• WHAT TO DO:
Reproduce nothing but the lines from the one with "Clone this chart in matplotlib." through the one with "28.5, 16.6, 30.3, 321, 372, 206, 14.3, 60.9, 67.8, 472]", exactly and with both ends. Omit pictures.

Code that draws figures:
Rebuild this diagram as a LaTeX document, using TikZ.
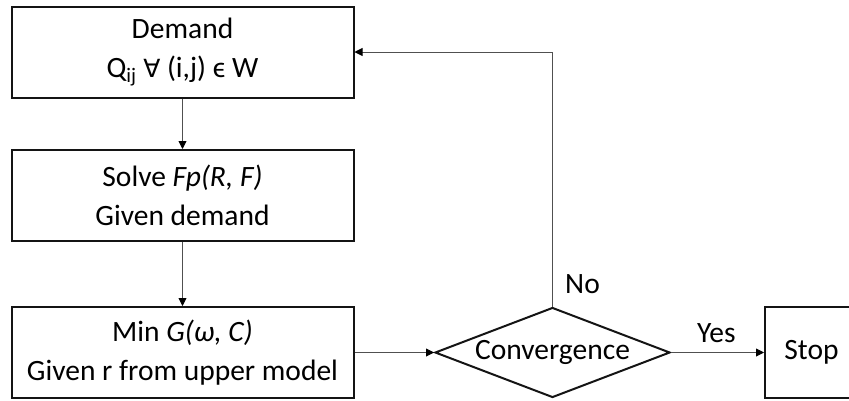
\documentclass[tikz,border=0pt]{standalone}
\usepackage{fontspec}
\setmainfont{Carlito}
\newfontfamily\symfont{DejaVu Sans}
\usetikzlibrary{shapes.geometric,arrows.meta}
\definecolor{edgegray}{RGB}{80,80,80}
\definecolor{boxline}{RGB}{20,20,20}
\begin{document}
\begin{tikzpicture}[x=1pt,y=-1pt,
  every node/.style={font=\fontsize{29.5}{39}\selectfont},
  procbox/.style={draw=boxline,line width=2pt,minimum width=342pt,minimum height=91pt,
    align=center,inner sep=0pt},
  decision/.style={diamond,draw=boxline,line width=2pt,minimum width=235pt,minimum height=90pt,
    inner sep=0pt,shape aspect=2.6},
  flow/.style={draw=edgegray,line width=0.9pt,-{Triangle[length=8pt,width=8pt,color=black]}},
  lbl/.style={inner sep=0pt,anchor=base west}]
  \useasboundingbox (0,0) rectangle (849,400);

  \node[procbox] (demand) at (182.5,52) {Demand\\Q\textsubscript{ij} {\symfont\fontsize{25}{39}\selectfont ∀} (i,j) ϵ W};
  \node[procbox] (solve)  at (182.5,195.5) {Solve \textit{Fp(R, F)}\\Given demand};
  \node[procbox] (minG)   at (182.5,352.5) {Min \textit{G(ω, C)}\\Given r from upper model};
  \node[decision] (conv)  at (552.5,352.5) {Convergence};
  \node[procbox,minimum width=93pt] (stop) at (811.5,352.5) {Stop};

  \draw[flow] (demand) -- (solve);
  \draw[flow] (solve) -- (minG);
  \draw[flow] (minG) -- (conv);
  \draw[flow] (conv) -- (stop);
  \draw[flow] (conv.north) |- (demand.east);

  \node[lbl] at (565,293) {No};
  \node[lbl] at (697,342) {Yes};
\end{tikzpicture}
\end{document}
...
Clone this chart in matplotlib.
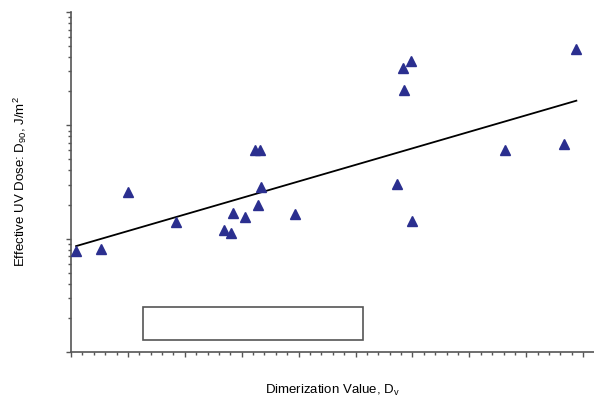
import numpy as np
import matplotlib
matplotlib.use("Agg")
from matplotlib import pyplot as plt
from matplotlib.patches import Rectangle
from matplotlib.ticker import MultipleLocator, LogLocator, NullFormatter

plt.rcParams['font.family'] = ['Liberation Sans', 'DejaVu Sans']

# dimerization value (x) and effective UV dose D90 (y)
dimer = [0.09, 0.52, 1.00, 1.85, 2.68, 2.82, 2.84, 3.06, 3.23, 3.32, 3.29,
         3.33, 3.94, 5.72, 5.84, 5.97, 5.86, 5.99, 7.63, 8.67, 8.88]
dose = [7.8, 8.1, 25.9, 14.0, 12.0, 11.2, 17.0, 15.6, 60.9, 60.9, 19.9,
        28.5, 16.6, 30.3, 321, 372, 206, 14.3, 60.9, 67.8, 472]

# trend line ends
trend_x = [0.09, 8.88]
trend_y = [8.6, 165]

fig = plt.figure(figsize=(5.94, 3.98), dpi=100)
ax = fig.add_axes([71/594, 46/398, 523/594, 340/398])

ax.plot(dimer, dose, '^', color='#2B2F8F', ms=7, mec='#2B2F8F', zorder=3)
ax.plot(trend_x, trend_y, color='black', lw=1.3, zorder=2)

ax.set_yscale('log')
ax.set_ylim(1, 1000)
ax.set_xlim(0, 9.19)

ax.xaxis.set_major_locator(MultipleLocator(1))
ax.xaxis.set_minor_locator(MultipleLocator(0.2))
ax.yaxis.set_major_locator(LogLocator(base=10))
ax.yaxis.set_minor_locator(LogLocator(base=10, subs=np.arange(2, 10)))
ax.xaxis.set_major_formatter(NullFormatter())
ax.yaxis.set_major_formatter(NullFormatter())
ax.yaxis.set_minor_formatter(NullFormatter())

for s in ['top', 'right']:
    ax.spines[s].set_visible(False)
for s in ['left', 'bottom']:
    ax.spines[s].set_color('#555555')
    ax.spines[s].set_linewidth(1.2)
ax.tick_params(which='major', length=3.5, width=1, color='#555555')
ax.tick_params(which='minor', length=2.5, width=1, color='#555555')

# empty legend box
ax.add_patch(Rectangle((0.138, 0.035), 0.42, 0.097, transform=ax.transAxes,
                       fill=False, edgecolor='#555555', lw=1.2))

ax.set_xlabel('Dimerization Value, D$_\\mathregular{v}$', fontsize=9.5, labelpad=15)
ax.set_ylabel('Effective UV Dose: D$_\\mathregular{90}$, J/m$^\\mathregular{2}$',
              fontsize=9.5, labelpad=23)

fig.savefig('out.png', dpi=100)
...
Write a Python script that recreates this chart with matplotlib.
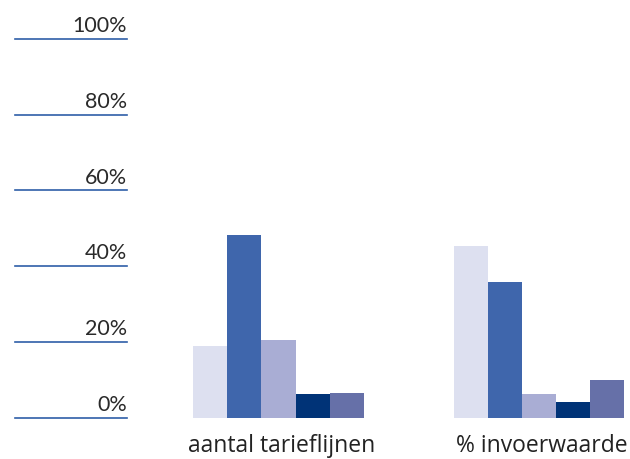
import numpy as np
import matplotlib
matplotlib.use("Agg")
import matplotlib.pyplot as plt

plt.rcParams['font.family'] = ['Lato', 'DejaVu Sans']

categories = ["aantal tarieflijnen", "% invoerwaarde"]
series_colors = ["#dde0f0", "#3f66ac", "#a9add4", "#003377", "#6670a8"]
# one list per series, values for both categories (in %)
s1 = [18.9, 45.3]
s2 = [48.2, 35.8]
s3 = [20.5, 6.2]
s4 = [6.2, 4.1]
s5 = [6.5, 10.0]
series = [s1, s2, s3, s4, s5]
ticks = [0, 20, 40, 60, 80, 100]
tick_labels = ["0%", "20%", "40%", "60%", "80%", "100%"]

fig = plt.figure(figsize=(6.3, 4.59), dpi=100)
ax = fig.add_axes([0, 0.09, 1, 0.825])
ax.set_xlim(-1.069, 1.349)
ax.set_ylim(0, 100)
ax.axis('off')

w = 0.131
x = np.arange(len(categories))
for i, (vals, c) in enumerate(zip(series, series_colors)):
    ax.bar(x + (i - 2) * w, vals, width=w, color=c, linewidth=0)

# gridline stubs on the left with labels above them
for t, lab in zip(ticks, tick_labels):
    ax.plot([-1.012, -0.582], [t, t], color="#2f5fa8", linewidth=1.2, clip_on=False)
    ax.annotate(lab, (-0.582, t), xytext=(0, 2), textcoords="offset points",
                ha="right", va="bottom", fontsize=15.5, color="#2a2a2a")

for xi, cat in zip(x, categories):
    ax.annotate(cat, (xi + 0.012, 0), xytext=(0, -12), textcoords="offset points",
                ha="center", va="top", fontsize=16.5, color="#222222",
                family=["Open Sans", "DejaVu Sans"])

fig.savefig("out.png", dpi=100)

• FINAL ANSWER:
Clone this chart in matplotlib.
import numpy as np
import matplotlib
matplotlib.use("Agg")
from matplotlib import pyplot as plt
from matplotlib.patches import Rectangle
from matplotlib.ticker import MultipleLocator, LogLocator, NullFormatter

plt.rcParams['font.family'] = ['Liberation Sans', 'DejaVu Sans']

# dimerization value (x) and effective UV dose D90 (y)
dimer = [0.09, 0.52, 1.00, 1.85, 2.68, 2.82, 2.84, 3.06, 3.23, 3.32, 3.29,
         3.33, 3.94, 5.72, 5.84, 5.97, 5.86, 5.99, 7.63, 8.67, 8.88]
dose = [7.8, 8.1, 25.9, 14.0, 12.0, 11.2, 17.0, 15.6, 60.9, 60.9, 19.9,
        28.5, 16.6, 30.3, 321, 372, 206, 14.3, 60.9, 67.8, 472]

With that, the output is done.